**** EXERCISE MATERIALS
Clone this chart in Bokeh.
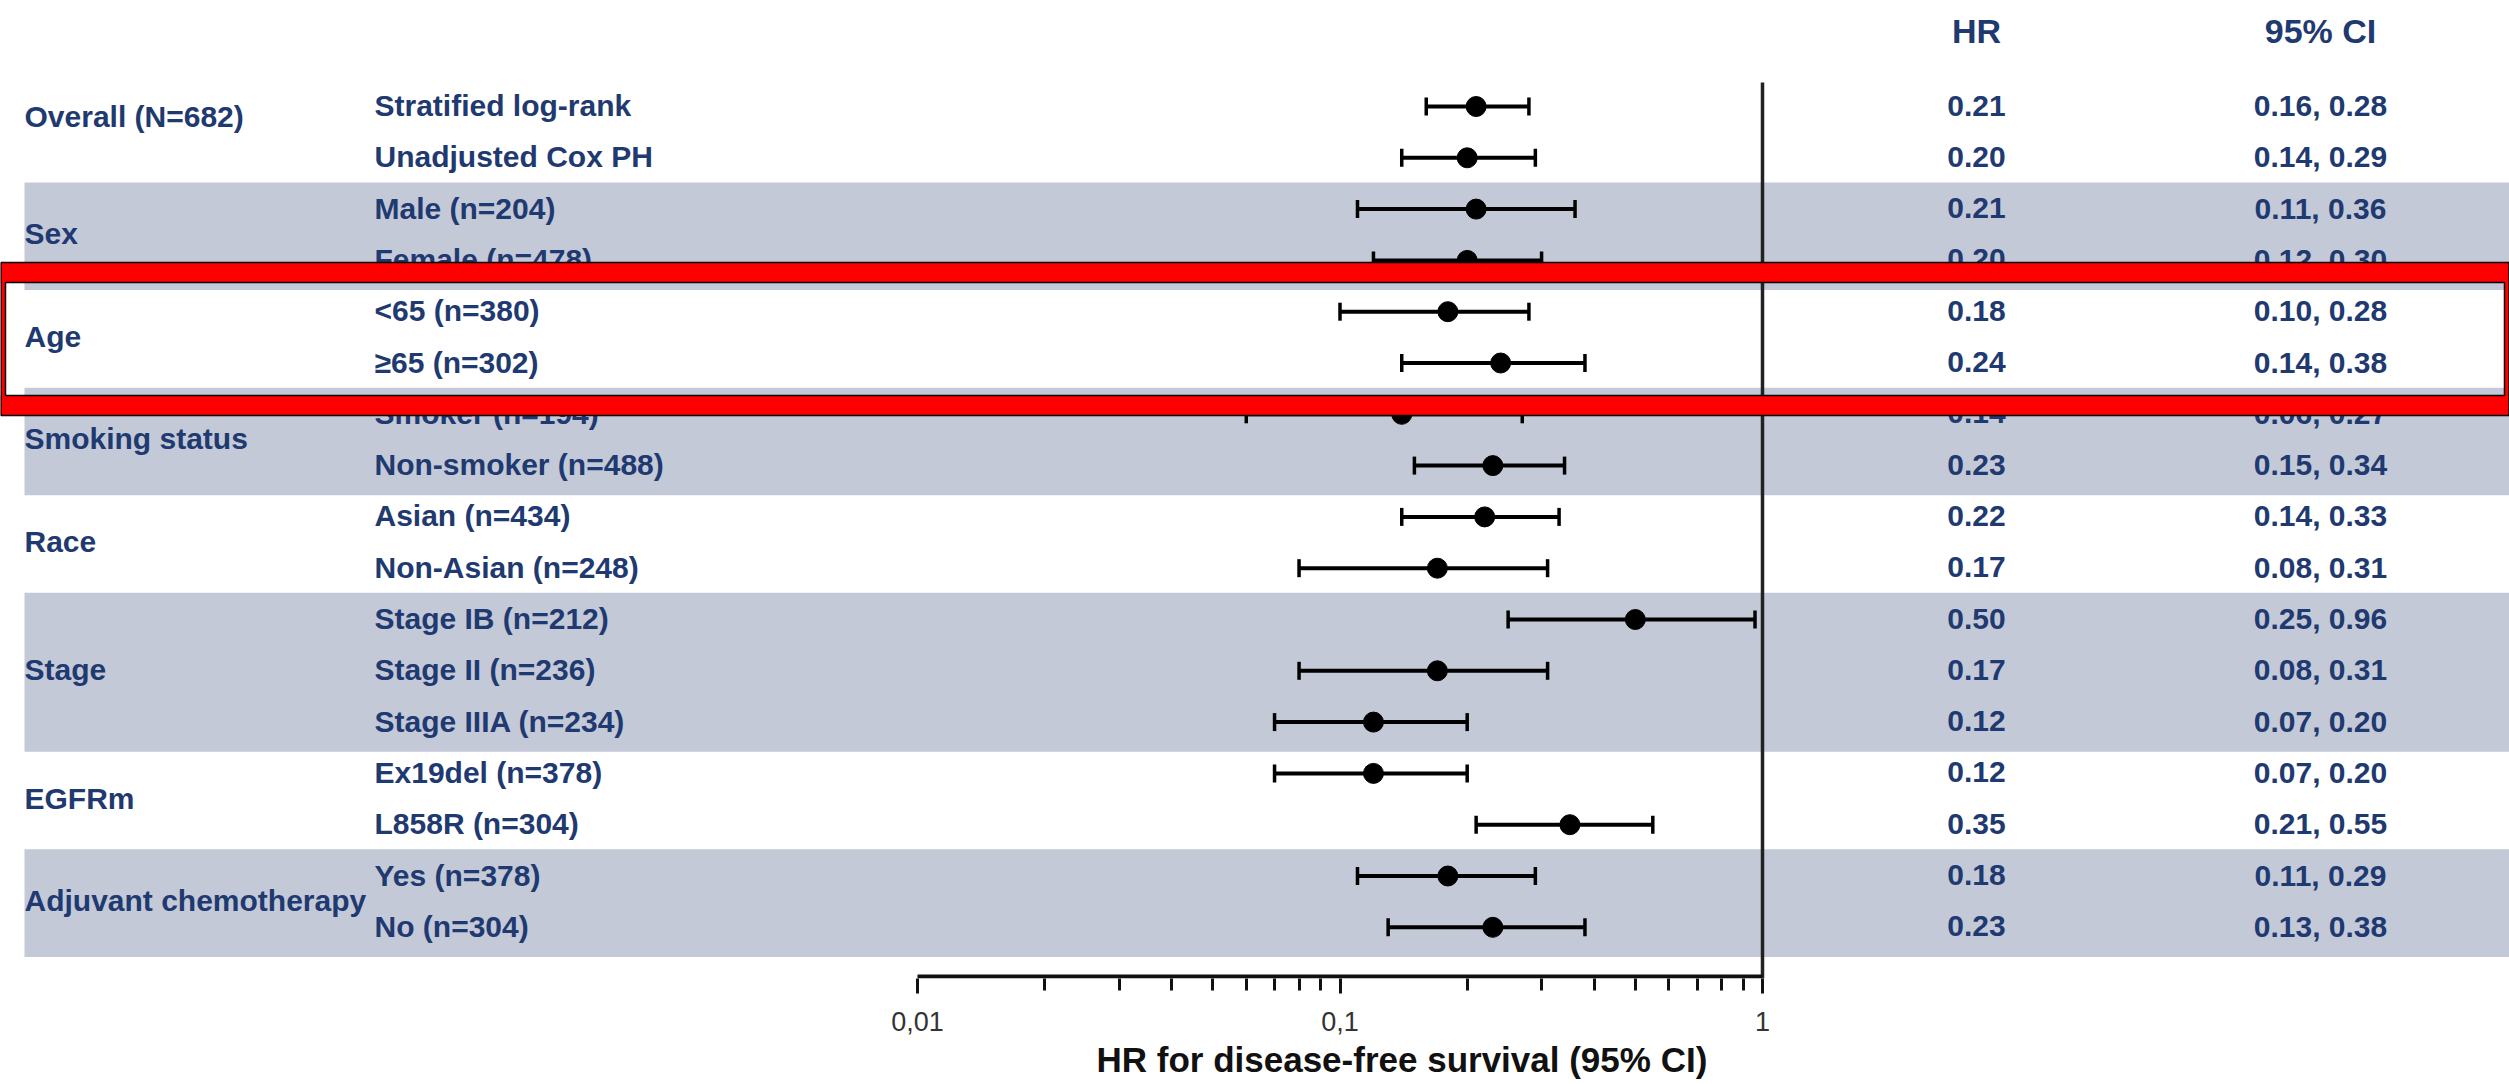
from bokeh.plotting import figure
from bokeh.models import ColumnDataSource, Range1d, LogScale, LogAxis, FixedTicker, Title
from bokeh.core.properties import value
from bokeh.embed import file_html
from bokeh.resources import INLINE

# ---------------- data ----------------
groups = ["Overall (N=682)", "Sex", "Age", "Smoking status", "Race", "Stage",
          "EGFRm", "Adjuvant chemotherapy"]
group_sizes = [2, 2, 2, 2, 2, 3, 2, 2]
group_shaded = [False, True, False, True, False, True, False, True]
highlight_group = "Age"

subgroups = ["Stratified log-rank", "Unadjusted Cox PH",
             "Male (n=204)", "Female (n=478)",
             "<65 (n=380)", "\u226565 (n=302)",
             "Smoker (n=194)", "Non-smoker (n=488)",
             "Asian (n=434)", "Non-Asian (n=248)",
             "Stage IB (n=212)", "Stage II (n=236)", "Stage IIIA (n=234)",
             "Ex19del (n=378)", "L858R (n=304)",
             "Yes (n=378)", "No (n=304)"]
hr = [0.21, 0.20, 0.21, 0.20, 0.18, 0.24, 0.14, 0.23, 0.22, 0.17,
      0.50, 0.17, 0.12, 0.12, 0.35, 0.18, 0.23]
ci_low = [0.16, 0.14, 0.11, 0.12, 0.10, 0.14, 0.06, 0.15, 0.14, 0.08,
          0.25, 0.08, 0.07, 0.07, 0.21, 0.11, 0.13]
ci_high = [0.28, 0.29, 0.36, 0.30, 0.28, 0.38, 0.27, 0.34, 0.33, 0.31,
           0.96, 0.31, 0.20, 0.20, 0.55, 0.29, 0.38]

major_ticks = [0.01, 0.1, 1]
major_tick_labels = ["0,01", "0,1", "1"]
minor_ticks = [0.02, 0.03, 0.04, 0.05, 0.06, 0.07, 0.08, 0.09,
               0.2, 0.3, 0.4, 0.5, 0.6, 0.7, 0.8, 0.9]
col_headers = ["HR", "95% CI"]
x_label = "HR for disease-free survival (95% CI)"

# ---------------- layout / style ----------------
W, H, FH = 2509, 1084, 978
X001, X1 = 917.0, 1762.0          # screen x of HR=0.01 and HR=1
DEC = (X1 - X001) / 2.0
Y0, DY = 106.0, 51.3              # first row centre, row pitch
FONT = "Liberation Sans"
NAVY = "#1f3a70"
BAND = "#c4c9d8"
TXT_DY = -1

hr_start = 10 ** (-2 - X001 / DEC)
hr_end = 10 ** ((W - X1) / DEC)

p = figure(width=W, height=H, min_border=0, min_border_bottom=H - FH,
           x_range=Range1d(0, W), y_range=Range1d(FH, 0),
           x_axis_location=None, y_axis_location=None,
           toolbar_location=None, output_backend="svg",
           outline_line_color=None, background_fill_color="white",
           border_fill_color="white")
p.extra_x_ranges = {"hr": Range1d(hr_start, hr_end)}
p.extra_x_scales = {"hr": LogScale()}
p.xgrid.visible = False
p.ygrid.visible = False

n = len(subgroups)
row_y = [Y0 + DY * i for i in range(n)]

# group rows
starts = []
s = 0
for g in group_sizes:
    starts.append(s)
    s += g

# bands
bt, bb = [], []
for gi, (st, sz) in enumerate(zip(starts, group_sizes)):
    if group_shaded[gi]:
        bt.append(row_y[st] - DY / 2 - 1)
        bb.append(row_y[st + sz - 1] + DY / 2 + 4)
p.quad(left=24, right=W, top=bt, bottom=bb, fill_color=BAND, line_color=None)

# reference line at HR = 1
p.segment(x0=[1], x1=[1], y0=[82], y1=[FH], x_range_name="hr",
          line_color="#222222", line_width=3.5)

# axis line
p.segment(x0=[major_ticks[0]], x1=[major_ticks[-1]], y0=[FH - 2], y1=[FH - 2],
          x_range_name="hr", line_color="#111111", line_width=4)

# error bars
src = ColumnDataSource(dict(y=row_y, hr=hr, lo=ci_low, hi=ci_high,
                            y_top=[y - 9 for y in row_y], y_bot=[y + 9 for y in row_y]))
p.segment(x0="lo", x1="hi", y0="y", y1="y", source=src, x_range_name="hr",
          line_color="black", line_width=4)
p.segment(x0="lo", x1="lo", y0="y_top", y1="y_bot", source=src, x_range_name="hr",
          line_color="black", line_width=3.5)
p.segment(x0="hi", x1="hi", y0="y_top", y1="y_bot", source=src, x_range_name="hr",
          line_color="black", line_width=3.5)
p.scatter(x="hr", y="y", source=src, x_range_name="hr", size=20,
          fill_color="black", line_color="black")

# texts
ty = [y + TXT_DY for y in row_y]
tsrc = ColumnDataSource(dict(
    y=ty, sub=subgroups,
    hrt=["%.2f" % v for v in hr],
    cit=["%.2f, %.2f" % (a, b) for a, b in zip(ci_low, ci_high)]))
common = dict(text_font=value(FONT), text_font_style="bold", text_font_size="30px",
              text_color=NAVY, text_baseline="middle")
p.text(x=374, y="y", text="sub", source=tsrc, text_align="left", **common)
p.text(x=1976, y="y", text="hrt", source=tsrc, text_align="center", **common)
p.text(x=2320, y="y", text="cit", source=tsrc, text_align="center", **common)

gy = []
for gi, (st, sz) in enumerate(zip(starts, group_sizes)):
    yy = sum(row_y[st:st + sz]) / sz + TXT_DY
    if gi == 0:
        yy -= 15
    gy.append(yy)
p.text(x=24, y=gy, text=groups, text_align="left", **common)

hdr = dict(common)
hdr["text_font_size"] = "34px"
p.text(x=[1976, 2320], y=[30, 30], text=col_headers, text_align="center", **hdr)

# highlight frame around the Age group
hi_i = groups.index(highlight_group)
st, sz = starts[hi_i], group_sizes[hi_i]
inner_top = 282.0
inner_bot = 395.0
p.quad(left=[0, 0, 0, W - 5], right=[W, W, 5, W],
       top=[inner_top - 20, inner_bot, inner_top - 20, inner_top - 20],
       bottom=[inner_top, inner_bot + 20, inner_bot + 20, inner_bot + 20],
       fill_color="#ff0000", line_color=None)
p.quad(left=[0.5], right=[W - 0.5], top=[inner_top - 20], bottom=[inner_bot + 20],
       fill_color=None, line_color="black", line_width=1.5)
p.quad(left=[5], right=[W - 5], top=[inner_top], bottom=[inner_bot],
       fill_color=None, line_color="black", line_width=1.5)

# x axis (log)
ax = LogAxis(x_range_name="hr")
ax.ticker = FixedTicker(ticks=major_ticks, minor_ticks=minor_ticks)
ax.major_label_overrides = dict(zip(major_ticks, major_tick_labels))
ax.axis_line_color = None
ax.major_tick_in = 0
ax.major_tick_out = 15
ax.minor_tick_in = 0
ax.minor_tick_out = 12
ax.major_tick_line_width = 3
ax.minor_tick_line_width = 3
ax.major_tick_line_color = "#111111"
ax.minor_tick_line_color = "#111111"
ax.major_label_standoff = 18
ax.major_label_text_font = FONT
ax.major_label_text_font_size = "27px"
ax.major_label_text_color = "#333333"
p.add_layout(ax, "below")

p.add_layout(Title(text=x_label, align="left", offset=1096, text_font=FONT,
                   text_font_size="35px", text_font_style="bold",
                   text_color="#111111", standoff=8), "below")

open("out.html", "w").write(file_html(p, INLINE))
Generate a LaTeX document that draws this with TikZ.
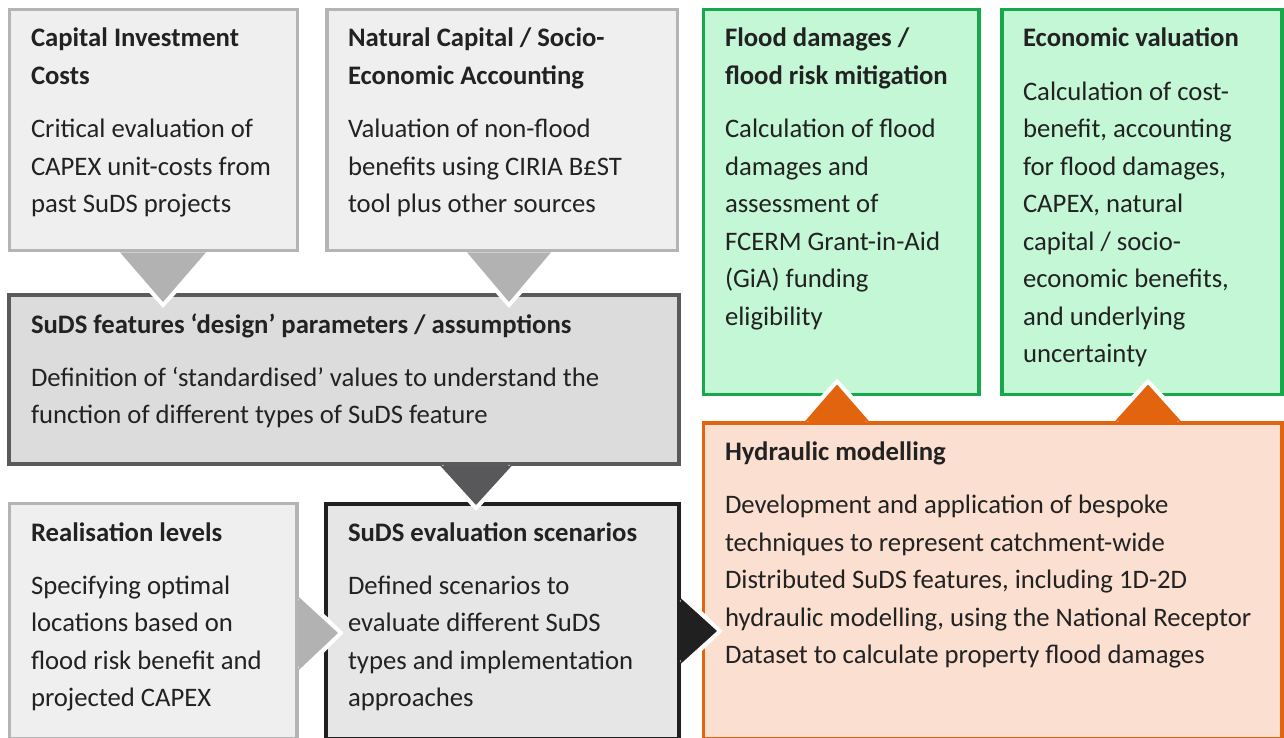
********
- [YOUR OBJECTIVE]: Return only the lines running from the start of the entries above to the line that contains "hr_end = 10 ** ((W - X1) / DEC)", inclusive, and omit every picture.

- [ANSWER TO THE PROBLEM]:
Clone this chart in Bokeh.
from bokeh.plotting import figure
from bokeh.models import ColumnDataSource, Range1d, LogScale, LogAxis, FixedTicker, Title
from bokeh.core.properties import value
from bokeh.embed import file_html
from bokeh.resources import INLINE

# ---------------- data ----------------
groups = ["Overall (N=682)", "Sex", "Age", "Smoking status", "Race", "Stage",
          "EGFRm", "Adjuvant chemotherapy"]
group_sizes = [2, 2, 2, 2, 2, 3, 2, 2]
group_shaded = [False, True, False, True, False, True, False, True]
highlight_group = "Age"

subgroups = ["Stratified log-rank", "Unadjusted Cox PH",
             "Male (n=204)", "Female (n=478)",
             "<65 (n=380)", "\u226565 (n=302)",
             "Smoker (n=194)", "Non-smoker (n=488)",
             "Asian (n=434)", "Non-Asian (n=248)",
             "Stage IB (n=212)", "Stage II (n=236)", "Stage IIIA (n=234)",
             "Ex19del (n=378)", "L858R (n=304)",
             "Yes (n=378)", "No (n=304)"]
hr = [0.21, 0.20, 0.21, 0.20, 0.18, 0.24, 0.14, 0.23, 0.22, 0.17,
      0.50, 0.17, 0.12, 0.12, 0.35, 0.18, 0.23]
ci_low = [0.16, 0.14, 0.11, 0.12, 0.10, 0.14, 0.06, 0.15, 0.14, 0.08,
          0.25, 0.08, 0.07, 0.07, 0.21, 0.11, 0.13]
ci_high = [0.28, 0.29, 0.36, 0.30, 0.28, 0.38, 0.27, 0.34, 0.33, 0.31,
           0.96, 0.31, 0.20, 0.20, 0.55, 0.29, 0.38]

major_ticks = [0.01, 0.1, 1]
major_tick_labels = ["0,01", "0,1", "1"]
minor_ticks = [0.02, 0.03, 0.04, 0.05, 0.06, 0.07, 0.08, 0.09,
               0.2, 0.3, 0.4, 0.5, 0.6, 0.7, 0.8, 0.9]
col_headers = ["HR", "95% CI"]
x_label = "HR for disease-free survival (95% CI)"

# ---------------- layout / style ----------------
W, H, FH = 2509, 1084, 978
X001, X1 = 917.0, 1762.0          # screen x of HR=0.01 and HR=1
DEC = (X1 - X001) / 2.0
Y0, DY = 106.0, 51.3              # first row centre, row pitch
FONT = "Liberation Sans"
NAVY = "#1f3a70"
BAND = "#c4c9d8"
TXT_DY = -1

hr_start = 10 ** (-2 - X001 / DEC)
hr_end = 10 ** ((W - X1) / DEC)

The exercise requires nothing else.